REPUBLIKA.CO.ID, JAKARTA -- Ekonom Institute for Development of Economic and Finance (Indef), Rusli Abdullah, menyampaikan, sudah menjadi rahasia umum kebijakan Eropa ditujukan agar minyak nabati dari Eropa Timur bisa masuk ke Eropa. Sebab, minyak nabati selain sawit terbukti kalah saing baik dari segi harga maupun produktivitas.
Dengan hadirnya EU Deforestation Regulation (EUDR), mau tidak mau, Rusli menilai pengusaha Indonesia harus mau mengikuti aturan main yang diterapkan oleh pasar Eropa. Alternatif kedua, pemerintah harus mampu mencarikan pasar baru minyak sawit mentah (CPO) baik untuk ekspor maupun hilirisasi untuk kebutuhan dalam negeri.
"EUDR pasti akan berdampak terhadap ekspor kita.

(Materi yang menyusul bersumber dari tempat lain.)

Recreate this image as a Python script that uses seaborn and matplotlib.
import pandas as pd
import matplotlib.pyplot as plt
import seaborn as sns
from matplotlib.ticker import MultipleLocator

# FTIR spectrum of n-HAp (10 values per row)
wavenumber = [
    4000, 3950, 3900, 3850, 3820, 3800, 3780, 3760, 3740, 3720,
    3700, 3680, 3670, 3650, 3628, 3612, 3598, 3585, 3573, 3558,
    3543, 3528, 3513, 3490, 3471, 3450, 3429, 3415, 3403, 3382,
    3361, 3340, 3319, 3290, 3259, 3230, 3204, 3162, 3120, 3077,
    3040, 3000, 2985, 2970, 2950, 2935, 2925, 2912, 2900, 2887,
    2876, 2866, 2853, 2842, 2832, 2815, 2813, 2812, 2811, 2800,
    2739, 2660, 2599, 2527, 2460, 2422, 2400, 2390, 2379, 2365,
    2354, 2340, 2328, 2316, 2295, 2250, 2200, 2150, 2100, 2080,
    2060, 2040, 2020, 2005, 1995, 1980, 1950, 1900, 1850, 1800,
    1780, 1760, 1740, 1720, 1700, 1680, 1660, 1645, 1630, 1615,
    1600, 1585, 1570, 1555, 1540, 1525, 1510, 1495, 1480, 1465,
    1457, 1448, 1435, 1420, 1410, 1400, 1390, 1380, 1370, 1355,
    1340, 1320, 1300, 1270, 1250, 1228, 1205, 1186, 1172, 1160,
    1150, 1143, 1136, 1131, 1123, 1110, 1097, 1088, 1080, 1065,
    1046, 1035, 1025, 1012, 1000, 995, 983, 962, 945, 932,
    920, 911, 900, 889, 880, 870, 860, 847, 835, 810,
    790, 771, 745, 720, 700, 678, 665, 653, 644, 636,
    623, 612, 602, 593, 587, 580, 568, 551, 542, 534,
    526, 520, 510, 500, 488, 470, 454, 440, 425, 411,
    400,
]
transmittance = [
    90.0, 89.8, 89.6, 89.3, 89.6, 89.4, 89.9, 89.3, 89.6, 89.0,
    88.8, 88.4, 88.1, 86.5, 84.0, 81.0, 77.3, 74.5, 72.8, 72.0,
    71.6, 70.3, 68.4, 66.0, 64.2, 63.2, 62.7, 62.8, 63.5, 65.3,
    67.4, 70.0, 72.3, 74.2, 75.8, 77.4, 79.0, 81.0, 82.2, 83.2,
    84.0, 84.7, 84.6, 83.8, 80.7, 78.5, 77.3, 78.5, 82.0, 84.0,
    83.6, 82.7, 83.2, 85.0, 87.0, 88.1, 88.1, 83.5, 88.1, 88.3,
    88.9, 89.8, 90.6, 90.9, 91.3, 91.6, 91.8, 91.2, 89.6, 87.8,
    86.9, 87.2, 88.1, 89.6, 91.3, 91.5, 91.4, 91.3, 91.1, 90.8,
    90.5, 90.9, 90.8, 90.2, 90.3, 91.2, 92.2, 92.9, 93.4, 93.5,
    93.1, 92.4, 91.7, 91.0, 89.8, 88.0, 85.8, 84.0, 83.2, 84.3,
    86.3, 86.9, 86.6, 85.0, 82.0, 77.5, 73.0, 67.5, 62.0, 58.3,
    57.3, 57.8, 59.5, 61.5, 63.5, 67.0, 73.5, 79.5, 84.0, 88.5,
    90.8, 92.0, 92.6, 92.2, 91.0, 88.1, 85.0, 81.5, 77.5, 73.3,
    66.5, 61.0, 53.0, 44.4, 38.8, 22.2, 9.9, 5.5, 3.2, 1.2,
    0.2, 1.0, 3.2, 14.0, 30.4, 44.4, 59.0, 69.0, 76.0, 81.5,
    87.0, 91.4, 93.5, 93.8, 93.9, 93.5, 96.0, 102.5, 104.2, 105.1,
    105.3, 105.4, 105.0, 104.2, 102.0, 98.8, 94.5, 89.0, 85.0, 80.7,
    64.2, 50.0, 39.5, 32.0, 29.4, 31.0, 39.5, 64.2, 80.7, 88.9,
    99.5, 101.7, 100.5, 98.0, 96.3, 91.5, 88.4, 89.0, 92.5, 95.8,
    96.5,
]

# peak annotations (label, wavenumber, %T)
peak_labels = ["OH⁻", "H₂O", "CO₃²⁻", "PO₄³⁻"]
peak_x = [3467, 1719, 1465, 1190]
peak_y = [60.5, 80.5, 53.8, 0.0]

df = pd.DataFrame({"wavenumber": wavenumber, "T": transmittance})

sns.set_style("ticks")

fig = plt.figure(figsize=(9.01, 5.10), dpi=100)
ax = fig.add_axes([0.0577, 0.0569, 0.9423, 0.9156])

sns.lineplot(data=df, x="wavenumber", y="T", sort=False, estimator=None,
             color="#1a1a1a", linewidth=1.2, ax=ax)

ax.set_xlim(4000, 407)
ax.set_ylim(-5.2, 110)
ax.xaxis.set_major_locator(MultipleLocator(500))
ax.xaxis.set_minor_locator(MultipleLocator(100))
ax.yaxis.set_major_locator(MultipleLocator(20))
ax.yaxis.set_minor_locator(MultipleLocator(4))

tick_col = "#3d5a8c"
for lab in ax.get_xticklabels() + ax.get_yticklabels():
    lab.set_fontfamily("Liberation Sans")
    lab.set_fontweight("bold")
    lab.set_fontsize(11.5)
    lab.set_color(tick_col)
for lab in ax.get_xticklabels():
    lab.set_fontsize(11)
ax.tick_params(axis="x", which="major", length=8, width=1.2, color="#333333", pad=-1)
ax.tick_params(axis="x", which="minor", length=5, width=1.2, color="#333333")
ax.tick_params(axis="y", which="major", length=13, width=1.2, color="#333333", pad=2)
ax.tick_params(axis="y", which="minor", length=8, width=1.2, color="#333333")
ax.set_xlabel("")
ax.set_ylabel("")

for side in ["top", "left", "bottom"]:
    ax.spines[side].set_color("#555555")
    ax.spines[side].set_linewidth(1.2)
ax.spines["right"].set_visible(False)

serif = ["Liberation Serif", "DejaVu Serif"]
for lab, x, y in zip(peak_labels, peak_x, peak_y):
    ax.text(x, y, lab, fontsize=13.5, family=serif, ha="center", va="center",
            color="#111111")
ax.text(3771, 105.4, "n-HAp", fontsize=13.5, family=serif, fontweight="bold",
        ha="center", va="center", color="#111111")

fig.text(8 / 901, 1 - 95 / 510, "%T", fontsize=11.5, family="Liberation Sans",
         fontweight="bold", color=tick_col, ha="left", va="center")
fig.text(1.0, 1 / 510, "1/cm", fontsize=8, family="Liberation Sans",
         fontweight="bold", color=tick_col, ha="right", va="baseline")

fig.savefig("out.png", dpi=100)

Jadi saya kira sudah saatnya mendapatkan pasar di luar Eropa maupun hilirisasi," kata Rusli, Senin (22/5/2023).
Rusli menambahkan, jika nantinya sawit Indonesia bisa menembus pasar-pasar ekspor lain yang menetapkan standar tinggi, akan menjadi kelebihan bagi Indonesia bila menghadapi masalah serupa. "Misalkan kita bisa alihkan ke pasar AS yang juga sulit, ketika Eropa tiba-tiba menghambat, kita bisa dengan mudah memenangkan sengketa," ujarnya.

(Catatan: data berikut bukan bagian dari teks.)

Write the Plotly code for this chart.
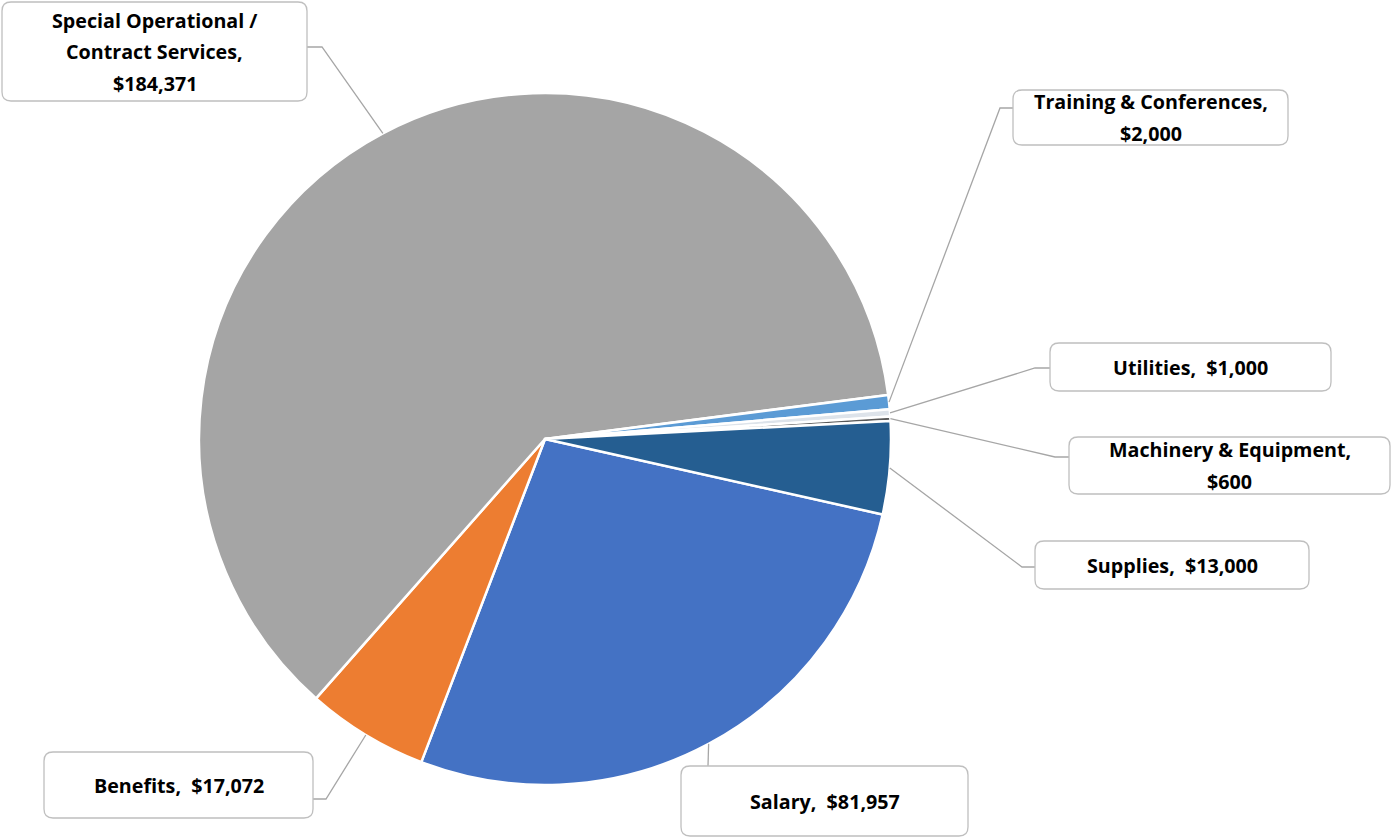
import math
import plotly.graph_objects as go

# Budget categories (in slice order, clockwise)
categories = ["Salary", "Benefits", "Special Operational / Contract Services",
              "Training & Conferences", "Utilities", "Machinery & Equipment", "Supplies"]
amounts = [81957, 17072, 184371, 2000, 1000, 600, 13000]
slice_colors = ["#4472C4", "#ED7D31", "#A5A5A5", "#5B9BD5", "#DDE3EA", "#595959", "#255E91"]

# Callout text lines for each category
label_lines = [
    ["Salary,\u00a0 $81,957"],
    ["Benefits,\u00a0 $17,072"],
    ["Special Operational /", "Contract Services,", "$184,371"],
    ["Training & Conferences,", "$2,000"],
    ["Utilities,\u00a0 $1,000"],
    ["Machinery & Equipment,", "$600"],
    ["Supplies,\u00a0 $13,000"],
]

W, H = 1391, 838
CX, CY, R = 545, 439, 346
ROTATION = 102.6

# Callout boxes in pixels: (x0, y0, x1, y1) and elbow point of the leader line
boxes = [
    (681, 766, 968, 836),
    (44, 752, 313, 818),
    (2, 2, 307, 101),
    (1013, 90, 1288, 145),
    (1050, 343, 1331, 391),
    (1069, 437, 1390, 494),
    (1035, 541, 1309, 589),
]
elbows = [
    [(708, 766)],
    [(313, 799), (326, 799)],
    [(307, 47), (322, 47)],
    [(1013, 108), (1000, 108)],
    [(1050, 368), (1035, 368)],
    [(1069, 457), (1055, 457)],
    [(1035, 567), (1022, 567)],
]


def px(x):
    return x / W


def py(y):
    return 1 - y / H


def rounded_rect(x0, y0, x1, y1, r=9):
    pts = [
        f"M{px(x0 + r)},{py(y0)}",
        f"L{px(x1 - r)},{py(y0)}",
        f"Q{px(x1)},{py(y0)} {px(x1)},{py(y0 + r)}",
        f"L{px(x1)},{py(y1 - r)}",
        f"Q{px(x1)},{py(y1)} {px(x1 - r)},{py(y1)}",
        f"L{px(x0 + r)},{py(y1)}",
        f"Q{px(x0)},{py(y1)} {px(x0)},{py(y1 - r)}",
        f"L{px(x0)},{py(y0 + r)}",
        f"Q{px(x0)},{py(y0)} {px(x0 + r)},{py(y0)}",
        "Z",
    ]
    return " ".join(pts)


fig = go.Figure()
fig.add_trace(go.Pie(
    labels=categories,
    values=amounts,
    sort=False,
    direction="clockwise",
    rotation=ROTATION,
    marker=dict(colors=slice_colors, line=dict(color="white", width=2.5)),
    textinfo="none",
    hoverinfo="label+value",
    domain=dict(x=[(CX - R) / W, (CX + R) / W], y=[1 - (CY + R) / H, 1 - (CY - R) / H]),
    showlegend=False,
))

shapes = []
annotations = []
total = sum(amounts)
cum = 0
for i, val in enumerate(amounts):
    mid = ROTATION + 360 * (cum + val / 2) / total
    cum += val
    ax = CX + R * math.sin(math.radians(mid))
    ay = CY - R * math.cos(math.radians(mid))
    pts = elbows[i] + [(ax, ay)]
    path = f"M{px(pts[0][0])},{py(pts[0][1])} " + " ".join(
        f"L{px(x)},{py(y)}" for x, y in pts[1:])
    shapes.append(dict(type="path", xref="paper", yref="paper", path=path,
                       line=dict(color="#A6A6A6", width=1.3)))
    x0, y0, x1, y1 = boxes[i]
    shapes.append(dict(type="path", xref="paper", yref="paper",
                       path=rounded_rect(x0, y0, x1, y1),
                       fillcolor="white", line=dict(color="#BFBFBF", width=1.3)))
    lines = label_lines[i]
    n = len(lines)
    cyb = (y0 + y1) / 2
    step = 31.5
    for k, t in enumerate(lines):
        ly = cyb + (k - (n - 1) / 2) * step
        annotations.append(dict(
            x=px((x0 + x1) / 2), y=py(ly), xref="paper", yref="paper",
            text=f"<b>{t}</b>", showarrow=False, xanchor="center", yanchor="middle",
            font=dict(family="Open Sans", size=19.7, color="#000000"),
        ))

fig.update_layout(
    width=W, height=H,
    margin=dict(l=0, r=0, t=0, b=0),
    paper_bgcolor="white",
    plot_bgcolor="white",
    shapes=shapes,
    annotations=annotations,
)

fig.write_html("out.html")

Dalam aturan EUDR, verifikasi diperlukan untuk berbagai komoditas minyak sawit, ternak, kayu, kopi, kakao, karet, dan kedelai. Dengan begitu tidak menyebabkan deforestasi dan degradasi hutan di dunia sejak 2021. Peraturan tersebut juga mencakup produk turunan seperti cokelat atau kertas cetak. Keberadaan hutan dinilai penting, sebagai cara alami untuk menghilangkan emisi gas rumah kaca dari atmosfer karena tumbuhan menyerap karbon dioksida saat tumbuh.

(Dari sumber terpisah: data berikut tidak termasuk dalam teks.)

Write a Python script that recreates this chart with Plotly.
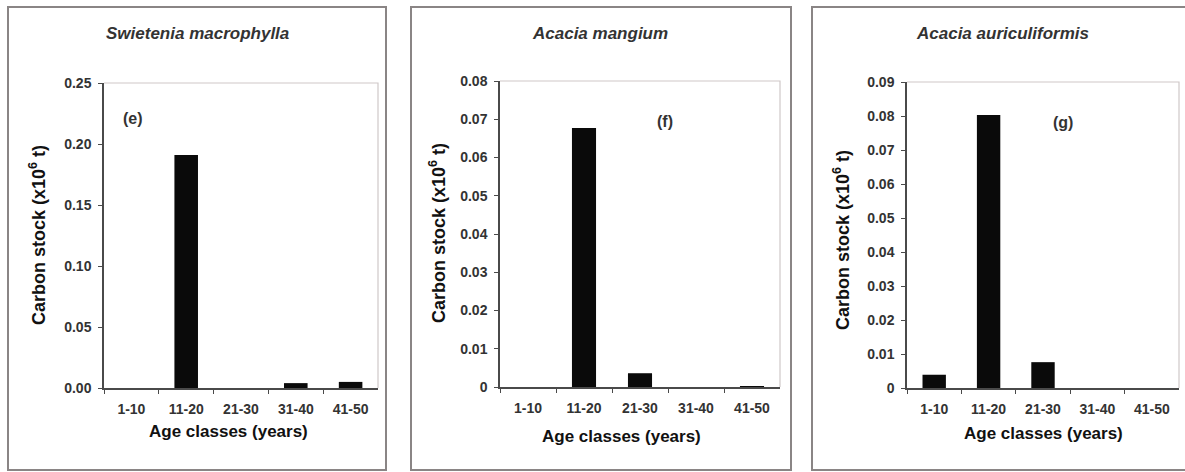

Dilansir dari AP News, Sabtu (20/5/2023), Direktur regional Institut Sumber Daya Dunia untuk Eropa, Stientje van Veldhoven mengatakan aturan tersebut sudah diimplementasikan secara efektif. "Undang-undang itu dapat secara signifikan mengurangi emisi rumah kaca yang dihasilkan dari pembukaan hutan tropis untuk makanan dan komoditas lainnya," tulis Undang-undang tersebut.